Night view of the building's façade.

The Law School of the University of São Paulo (Portuguese: Faculdade de Direito da Universidade de São Paulo, or also Faculdade de Direito do Largo de São Francisco) is an institution of higher education and research in the field of law located in São Paulo, Brazil. It joined the University of São Paulo (USP) in 1934, when the latter was established.

==History==
One of the oldest establishments of higher education in Brazil, and the oldest law school, the São Francisco Law School (in Portuguese: "Faculdade de Direito do Largo de São Francisco"), was founded together with the Olinda Law School (later moved and renamed Recife Law School), by Brazilian Emperor Dom Pedro I on August 11, 1827, but its classes began earlier than Olinda's.
As it was founded a few years after the proclamation of the Independence of Brazil, it was essential for the administration of the Brazilian Empire, having taught most of those who would later be part of the Brazilian government.

The school was first installed in a monastery building from the Franciscan order, which has been rebuilt several times since, for instance, after a fire. The most recent construction dates from 1934. A number of Brazilian politicians and famous writers have studied at Largo de São Francisco since its foundation, such as Castro Alves, Álvares de Azevedo, Fagundes Varela, Ruy Barbosa, Monteiro Lobato.

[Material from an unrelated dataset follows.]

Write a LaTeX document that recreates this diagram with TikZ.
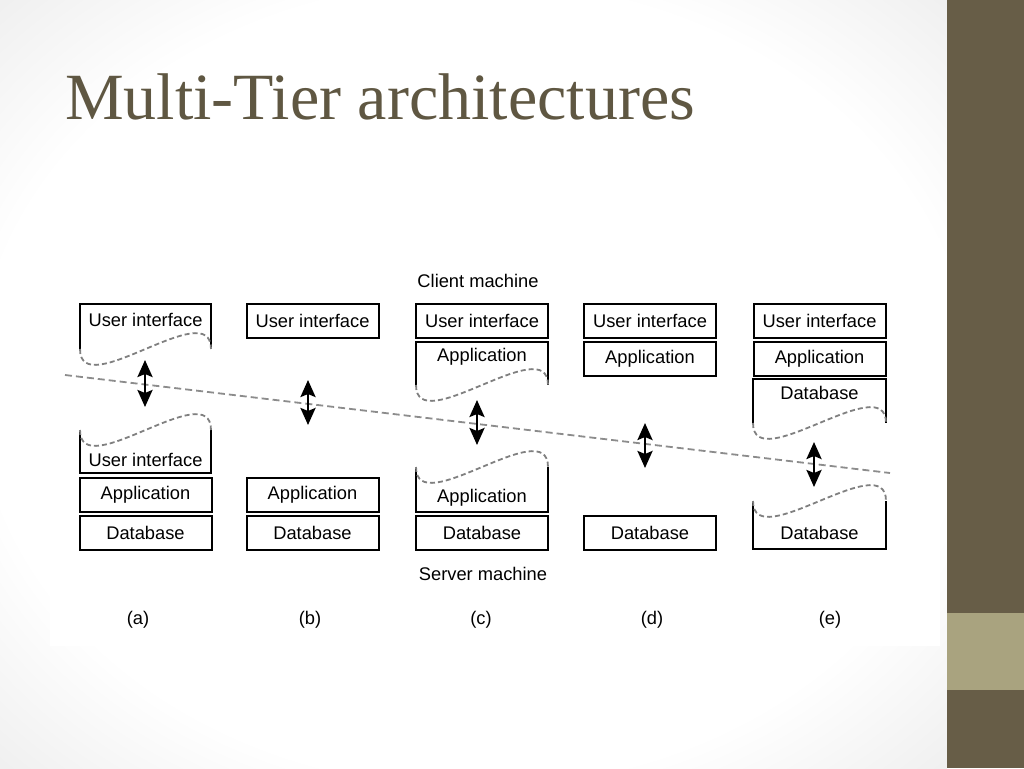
\documentclass[tikz,border=0pt]{standalone}
\usepackage{fontspec}
\setmainfont{Liberation Serif}
\newfontfamily\diagfont{Liberation Sans}
\usetikzlibrary{arrows.meta}
\definecolor{olive}{HTML}{675D47}
\definecolor{olivelight}{HTML}{A9A37F}
\definecolor{titlecol}{HTML}{5F5742}
\pgfdeclareradialshading{slidebg}{\pgfpoint{0bp}{0bp}}{color(0bp)=(white); color(26bp)=(white); color(40bp)=(black!9); color(50bp)=(black!13)}

\begin{document}
\begin{tikzpicture}[x=1pt,y=-1pt,
    tier/.style={draw, line width=2pt, minimum width=132pt, minimum height=34pt, inner sep=0pt, font=\diagfont\fontsize{18.3}{20}\selectfont},
    lbl/.style={inner sep=0pt, font=\diagfont\fontsize{18.3}{20}\selectfont},
    wave/.style={draw=black!50, line width=1.8pt, dash pattern=on 5pt off 3pt},
    cut/.style={draw=black!45, line width=1.8pt, dash pattern=on 7pt off 4pt},
    link/.style={line width=2.6pt, {Stealth[length=17pt,width=15pt,inset=3pt]}-{Stealth[length=17pt,width=15pt,inset=3pt]}}]
    \useasboundingbox (0,0) rectangle (1024,768);
    \shade[shading=slidebg] (0,0) rectangle (947,768);
    \fill[white] (50,238) rectangle (940,646);
    \fill[olive] (947,0) rectangle (1024,768);
    \fill[olivelight] (947,613) rectangle (1024,690);
    \node[anchor=base west, inner sep=0pt, text=titlecol, font=\fontsize{66}{70}\selectfont] (T) at (65,119) {Multi-Tier architectures};

    % (a)
    \draw[line width=2pt] (80,349) |- (211,304) -- (211,349);
    \draw[wave] (80,349) .. controls +(0,55) and +(0,-55) .. (211,349);
    \node[lbl] (aUI) at (145.5,320) {User interface};
    \draw[line width=2pt] (80,430) |- (211,473) -- (211,430);
    \draw[wave] (80,430) .. controls +(0,55) and +(0,-55) .. (211,430);
    \node[lbl] (aUIs) at (145.5,460) {User interface};
    \node[tier] (aApp) at (145.5,495) {Application};
    \node[tier] (aDB) at (145.5,532.5) {Database};

    % (b)
    \node[tier] (bUI) at (312.5,321) {User interface};
    \node[tier] (bApp) at (312.5,495) {Application};
    \node[tier] (bDB) at (312.5,532.5) {Database};

    % (c)
    \node[tier] (cUI) at (482,321) {User interface};
    \draw[line width=2pt] (416,385) |- (548,342) -- (548,385);
    \draw[wave] (416,385) .. controls +(0,55) and +(0,-55) .. (548,385);
    \node[lbl] (cApp) at (482,357) {Application};
    \draw[line width=2pt] (416,467) |- (548,512) -- (548,467);
    \draw[wave] (416,467) .. controls +(0,55) and +(0,-55) .. (548,467);
    \node[lbl] (cApps) at (482,498) {Application};
    \node[tier] (cDB) at (482,532.5) {Database};

    % (d)
    \node[tier] (dUI) at (650,321) {User interface};
    \node[tier] (dApp) at (650,359) {Application};
    \node[tier] (dDB) at (650,532.5) {Database};

    % (e)
    \node[tier] (eUI) at (819.5,321) {User interface};
    \node[tier] (eApp) at (819.5,359) {Application};
    \draw[line width=2pt] (753,423) |- (886,379) -- (886,423);
    \draw[wave] (753,423) .. controls +(0,55) and +(0,-55) .. (886,423);
    \node[lbl] (eDB) at (819.5,393) {Database};
    \draw[line width=2pt] (753,501) |- (886,549) -- (886,501);
    \draw[wave] (753,501) .. controls +(0,55) and +(0,-55) .. (886,501);
    \node[lbl] (eDBs) at (819.5,533) {Database};

    % client/server split
    \coordinate (cutL) at (65,375);
    \coordinate (cutR) at (890,473);
    \draw[cut] (cutL) -- (cutR);

    \coordinate (aTop) at (145,360); \coordinate (aBot) at (145,407);
    \coordinate (bTop) at (308,380); \coordinate (bBot) at (308,425);
    \coordinate (cTop) at (477,400); \coordinate (cBot) at (477,445);
    \coordinate (dTop) at (645,423); \coordinate (dBot) at (645,468);
    \coordinate (eTop) at (814,442); \coordinate (eBot) at (814,487);
    \foreach \c in {a,b,c,d,e}
        \draw[link] (\c Top) -- (\c Bot);

    \node[lbl] (client) at (478,281) {Client machine};
    \node[lbl] (server) at (483,574) {Server machine};
    \node[lbl] (la) at (138,620) {(a)};
    \node[lbl] (lb) at (310,620) {(b)};
    \node[lbl] (lc) at (481,620) {(c)};
    \node[lbl] (ld) at (652,620) {(d)};
    \node[lbl] (le) at (830,620) {(e)};
\end{tikzpicture}
\end{document}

There is a statue of Álvares de Azevedo in front of the building with this quote: "Foi poeta, sonhou e amou na vida", which translates to "He was a poet, dreamed and loved in life".

Students come from all over the country to study at São Francisco and contribute with bohemian and cultural lifestyle to the Brazilian most cosmopolitan city of São Paulo.

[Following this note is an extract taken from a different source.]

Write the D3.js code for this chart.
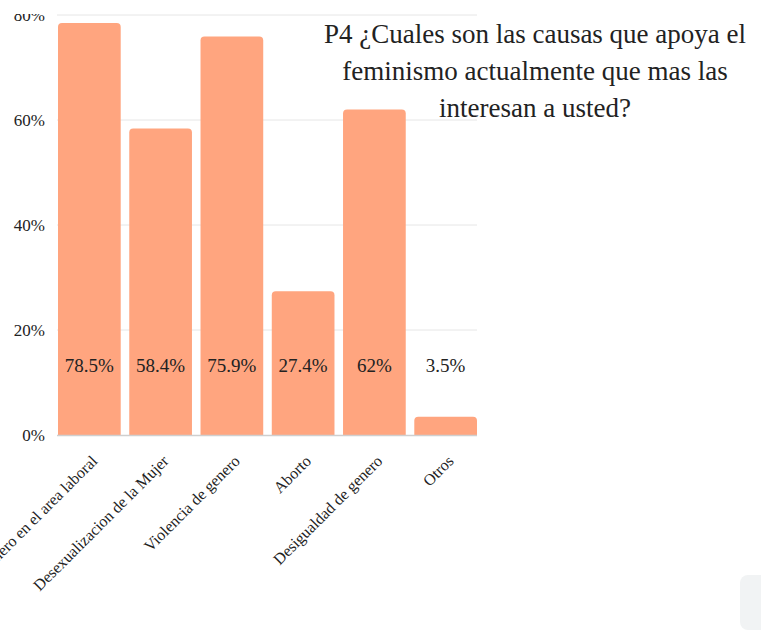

There is a gravestone in its patio, where Julius Frank, a German professor dear to students, was buried in 1841. Because Frank was a Protestant, he could not be buried in any of the Catholic graveyards in São Paulo, so the students chose to bury him inside the school as homage.

==Ranking==
Consistently ranked as the best Law School in Brazil, São Francisco Law School has been the alma mater to 13 Brazilian presidents and many outstanding public officers, diplomats, scholars, writers, politicians and businessmen.
Each year São Francisco Law School admits 460 new students in its undergraduate (LL.B.) program, from roughly 10,000 to 15,000 applicants. Graduate programs (LL.M. and SJD) are also available.